# To be done
Scan the records below. List lines holding "diagram".

[Begin Record extracts]

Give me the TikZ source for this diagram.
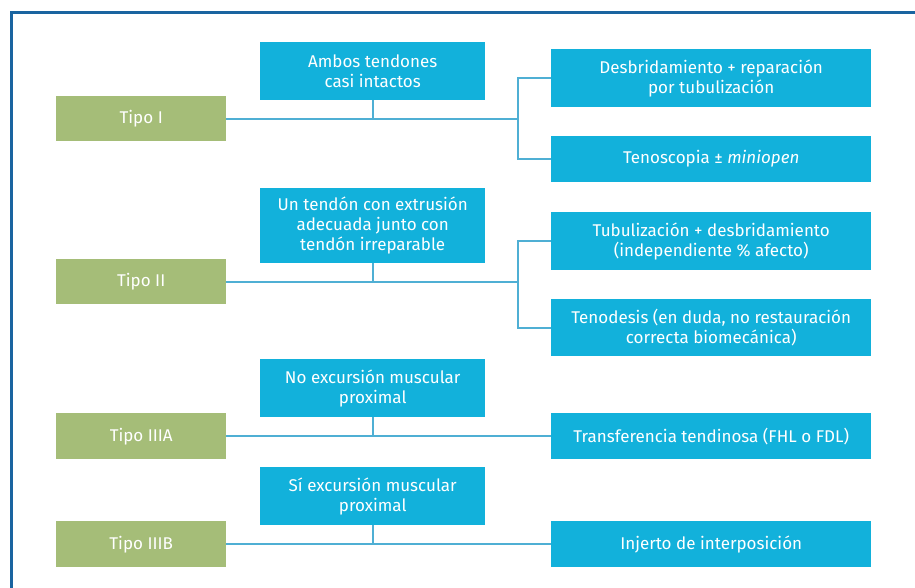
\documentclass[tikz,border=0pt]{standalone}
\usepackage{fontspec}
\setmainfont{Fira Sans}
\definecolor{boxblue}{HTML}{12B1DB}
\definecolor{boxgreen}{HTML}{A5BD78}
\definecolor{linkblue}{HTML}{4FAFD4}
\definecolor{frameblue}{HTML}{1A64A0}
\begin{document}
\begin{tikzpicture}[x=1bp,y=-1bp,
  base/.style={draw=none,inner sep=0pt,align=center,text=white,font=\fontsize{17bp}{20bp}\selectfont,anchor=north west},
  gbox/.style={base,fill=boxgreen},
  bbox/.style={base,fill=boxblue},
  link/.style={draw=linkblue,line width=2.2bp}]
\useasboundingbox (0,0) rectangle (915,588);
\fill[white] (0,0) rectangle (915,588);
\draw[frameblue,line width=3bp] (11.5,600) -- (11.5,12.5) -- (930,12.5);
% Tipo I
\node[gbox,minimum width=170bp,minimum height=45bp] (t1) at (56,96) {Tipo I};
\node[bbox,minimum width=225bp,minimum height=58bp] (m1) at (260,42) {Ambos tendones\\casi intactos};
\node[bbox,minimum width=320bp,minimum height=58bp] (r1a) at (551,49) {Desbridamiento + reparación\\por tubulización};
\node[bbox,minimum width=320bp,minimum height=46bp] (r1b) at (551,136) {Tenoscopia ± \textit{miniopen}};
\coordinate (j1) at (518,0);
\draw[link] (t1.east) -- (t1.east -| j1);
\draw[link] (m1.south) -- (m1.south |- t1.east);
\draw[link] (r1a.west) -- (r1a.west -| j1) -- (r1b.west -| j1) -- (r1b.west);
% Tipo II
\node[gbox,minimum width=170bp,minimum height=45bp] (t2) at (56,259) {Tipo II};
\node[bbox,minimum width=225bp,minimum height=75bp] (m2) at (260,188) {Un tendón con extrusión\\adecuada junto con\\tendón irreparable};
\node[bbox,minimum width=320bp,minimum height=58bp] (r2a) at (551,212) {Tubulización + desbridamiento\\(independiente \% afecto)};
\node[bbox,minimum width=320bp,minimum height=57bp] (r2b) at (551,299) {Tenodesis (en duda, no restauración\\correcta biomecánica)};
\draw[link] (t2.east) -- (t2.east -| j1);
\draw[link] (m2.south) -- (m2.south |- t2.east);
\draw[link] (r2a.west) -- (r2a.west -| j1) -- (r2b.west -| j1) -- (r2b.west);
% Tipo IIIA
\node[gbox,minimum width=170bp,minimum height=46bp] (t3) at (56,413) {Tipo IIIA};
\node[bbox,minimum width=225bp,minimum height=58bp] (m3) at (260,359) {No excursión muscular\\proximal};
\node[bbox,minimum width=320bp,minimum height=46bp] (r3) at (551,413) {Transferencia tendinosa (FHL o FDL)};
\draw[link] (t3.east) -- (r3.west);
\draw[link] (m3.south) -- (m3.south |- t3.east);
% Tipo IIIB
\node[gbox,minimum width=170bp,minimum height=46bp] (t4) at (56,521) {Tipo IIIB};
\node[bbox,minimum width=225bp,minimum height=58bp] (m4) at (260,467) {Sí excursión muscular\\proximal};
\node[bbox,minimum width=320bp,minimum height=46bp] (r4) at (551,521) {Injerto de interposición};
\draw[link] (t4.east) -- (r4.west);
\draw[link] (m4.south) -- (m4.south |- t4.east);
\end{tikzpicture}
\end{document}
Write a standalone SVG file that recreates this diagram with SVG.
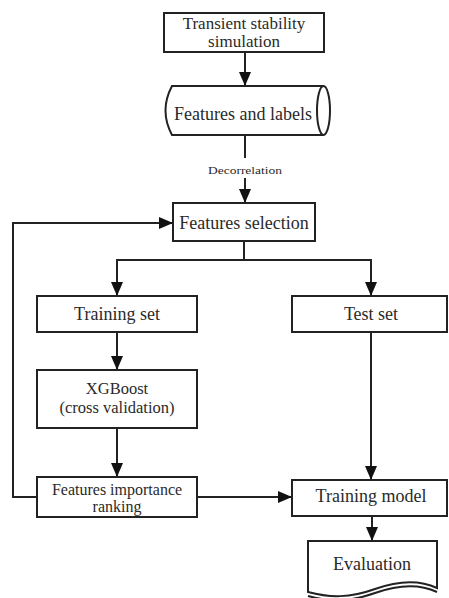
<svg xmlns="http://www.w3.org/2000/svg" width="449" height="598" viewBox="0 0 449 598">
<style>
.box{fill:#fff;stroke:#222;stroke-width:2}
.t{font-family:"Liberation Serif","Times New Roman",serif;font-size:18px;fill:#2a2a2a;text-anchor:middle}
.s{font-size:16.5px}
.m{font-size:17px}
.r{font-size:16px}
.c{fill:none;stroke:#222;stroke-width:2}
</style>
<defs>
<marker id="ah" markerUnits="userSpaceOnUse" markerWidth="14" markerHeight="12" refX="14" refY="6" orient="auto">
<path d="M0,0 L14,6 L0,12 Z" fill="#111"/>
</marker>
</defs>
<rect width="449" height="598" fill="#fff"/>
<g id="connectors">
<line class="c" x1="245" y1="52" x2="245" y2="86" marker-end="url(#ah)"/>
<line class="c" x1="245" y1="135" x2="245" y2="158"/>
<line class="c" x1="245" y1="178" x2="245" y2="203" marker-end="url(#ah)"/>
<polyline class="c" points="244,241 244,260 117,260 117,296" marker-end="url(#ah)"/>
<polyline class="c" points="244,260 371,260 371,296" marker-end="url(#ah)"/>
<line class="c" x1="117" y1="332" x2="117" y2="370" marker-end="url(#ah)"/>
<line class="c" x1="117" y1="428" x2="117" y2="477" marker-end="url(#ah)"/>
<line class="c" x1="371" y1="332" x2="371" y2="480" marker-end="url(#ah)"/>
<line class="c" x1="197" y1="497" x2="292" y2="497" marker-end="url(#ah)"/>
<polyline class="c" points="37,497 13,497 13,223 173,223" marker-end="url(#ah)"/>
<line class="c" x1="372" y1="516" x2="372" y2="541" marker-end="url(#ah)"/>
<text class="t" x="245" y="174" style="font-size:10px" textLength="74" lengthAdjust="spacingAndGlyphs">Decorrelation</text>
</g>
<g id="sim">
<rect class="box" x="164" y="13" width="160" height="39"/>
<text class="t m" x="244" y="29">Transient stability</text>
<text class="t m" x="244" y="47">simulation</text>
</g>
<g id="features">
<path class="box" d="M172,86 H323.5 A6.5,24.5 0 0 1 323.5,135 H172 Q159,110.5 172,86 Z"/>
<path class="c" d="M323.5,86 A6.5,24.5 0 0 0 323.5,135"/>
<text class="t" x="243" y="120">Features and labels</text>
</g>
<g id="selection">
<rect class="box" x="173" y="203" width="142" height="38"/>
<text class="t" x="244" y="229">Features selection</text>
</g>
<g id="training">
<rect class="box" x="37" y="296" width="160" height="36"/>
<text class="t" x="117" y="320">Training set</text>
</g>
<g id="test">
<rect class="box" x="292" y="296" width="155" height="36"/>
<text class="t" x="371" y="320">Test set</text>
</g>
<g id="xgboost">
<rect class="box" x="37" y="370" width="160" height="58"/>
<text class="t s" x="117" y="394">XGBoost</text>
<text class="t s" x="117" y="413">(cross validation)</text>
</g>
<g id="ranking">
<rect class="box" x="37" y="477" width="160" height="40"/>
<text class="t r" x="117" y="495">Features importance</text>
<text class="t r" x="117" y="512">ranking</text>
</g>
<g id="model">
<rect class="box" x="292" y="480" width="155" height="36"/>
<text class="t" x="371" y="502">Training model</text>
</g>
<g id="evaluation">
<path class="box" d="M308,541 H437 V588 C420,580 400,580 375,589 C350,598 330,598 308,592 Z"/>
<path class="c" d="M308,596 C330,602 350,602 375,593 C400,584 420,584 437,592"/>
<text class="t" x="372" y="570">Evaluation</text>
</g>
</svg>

[End Record extracts]

# Answer to the problem
Give me the TikZ source for this diagram.
Write a standalone SVG file that recreates this diagram with SVG.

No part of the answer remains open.